Give children time and space to talk about their worries and listen closely. Remember, it’s always best for children to first hear the news from a trusted adult.
Lifelong Learning in Clinical Excellence | July 14, 2022 | 2 min read
By Carol Vidal, MD, PhD, Johns Hopkins Medicine
Between mass shootings in public spaces, including K-12 schools and festive parades, and unrelenting gun deaths in some cities, the reality of gun violence is present, unpredictable, upsetting, and frightening. Parents may struggle to know how to talk to children about gun violence.
For some children, gun violence is ever-present. The first time I came to that realization was at my outpatient clinic rotation during fellowship. I was treating a lively and bright six-year-old from West Baltimore, Maryland, for ADHD. He happily engaged during the sessions, talking about school and home. It wasn’t until a year later when his symptoms were minimally improving that I became more aware of his reality. He had, among many experiences, witnessed a police raid and killings in his neighborhood. One body remained on a street near his house for days after being gunned down because a major blizzard prevented city workers from collecting it.
Talking to children about gun violence isn’t easy. Here are some suggestions:
1. If the event is widely covered by the media and/or the child is of school age, chances are that they’ll hear about it. It’s best if they hear it first from a trusted adult.
2. Model a positive way to manage emotions so that a child’s experience of the event is less traumatic.
3. Listen and be responsive to create a supportive space. Let the child know that it’s ok to tell you how they’re feeling and that any feeling is acceptable. Try not to tell them to not be worried. Instead, you can say, “I can see that you’re worried.”
4. Limit media exposure to news coverage. This is important for younger children as repetition of the events on TV, radio, and/or social media can make the event seem ongoing. Children who believe bad events are temporary recover more quickly.
5. You don’t need to volunteer information or force children to talk if they’re not ready. Instead, take cues from them. Be brief and clear when answering questions, and be honest. It’s ok to repeat information as they may ask many times. This also serves as a chance to correct misinformation.
6. Use words children can understand at their age.
7. Continuing routines and doing ordinary things will reassure children that life will be normal again. For example, maintaining regular mealtimes and bedtimes.
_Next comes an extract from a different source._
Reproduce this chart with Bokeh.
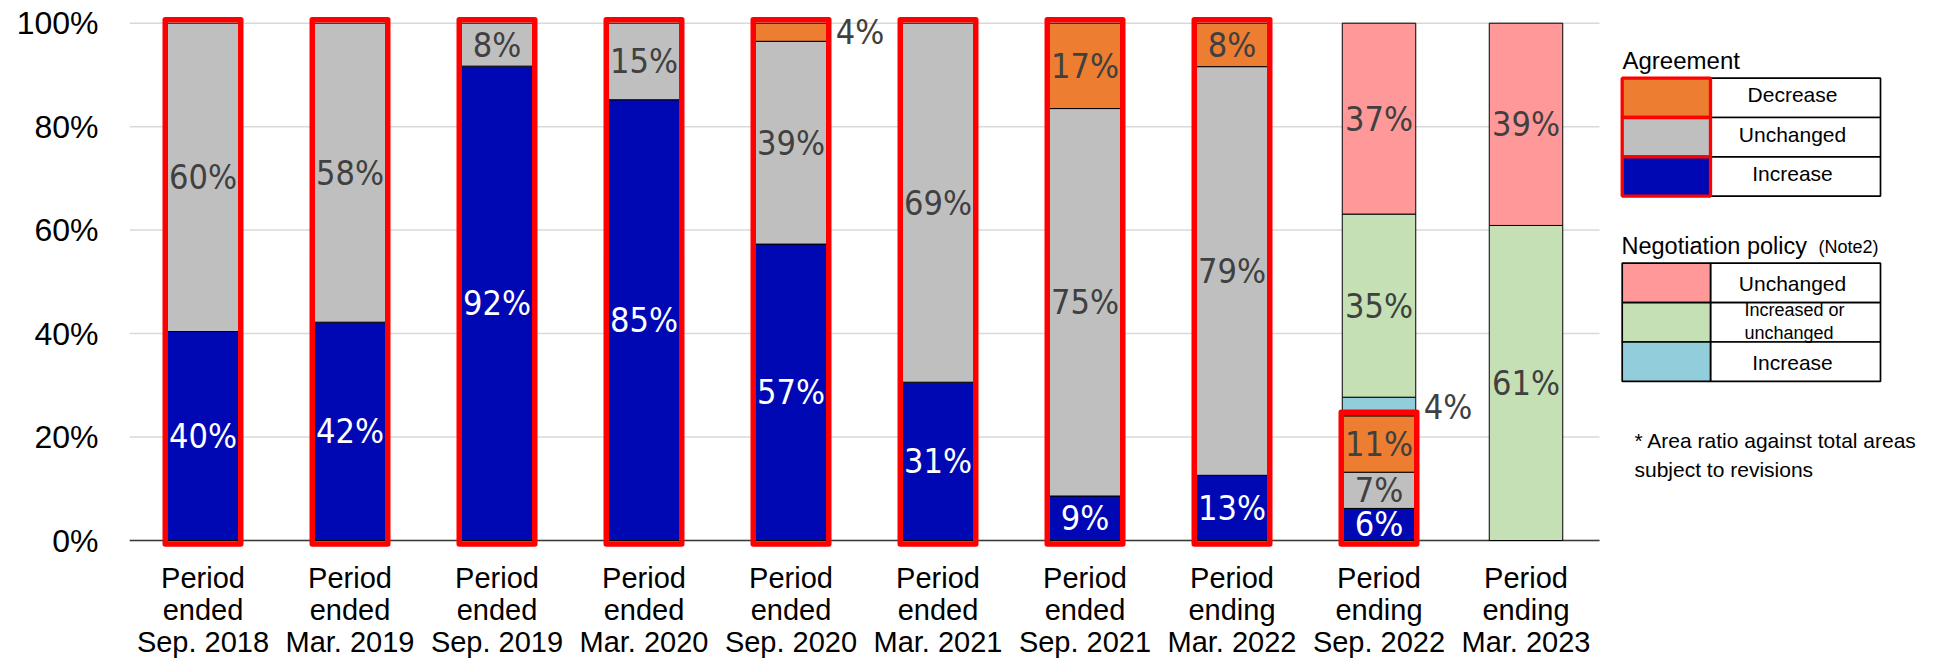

8. Talk to children about community recovery. Let them know the families of the victims are getting help. Encourage them to volunteer and/or do something for someone else.
Gun violence doesn’t have to become an accepted norm in our society, and knowing that we can all take steps to make our communities safer can give young people a sense of purpose and help them with recovery.
This piece expresses the views solely of the author. It does not necessarily represent the views of any organization, including Johns Hopkins Medicine.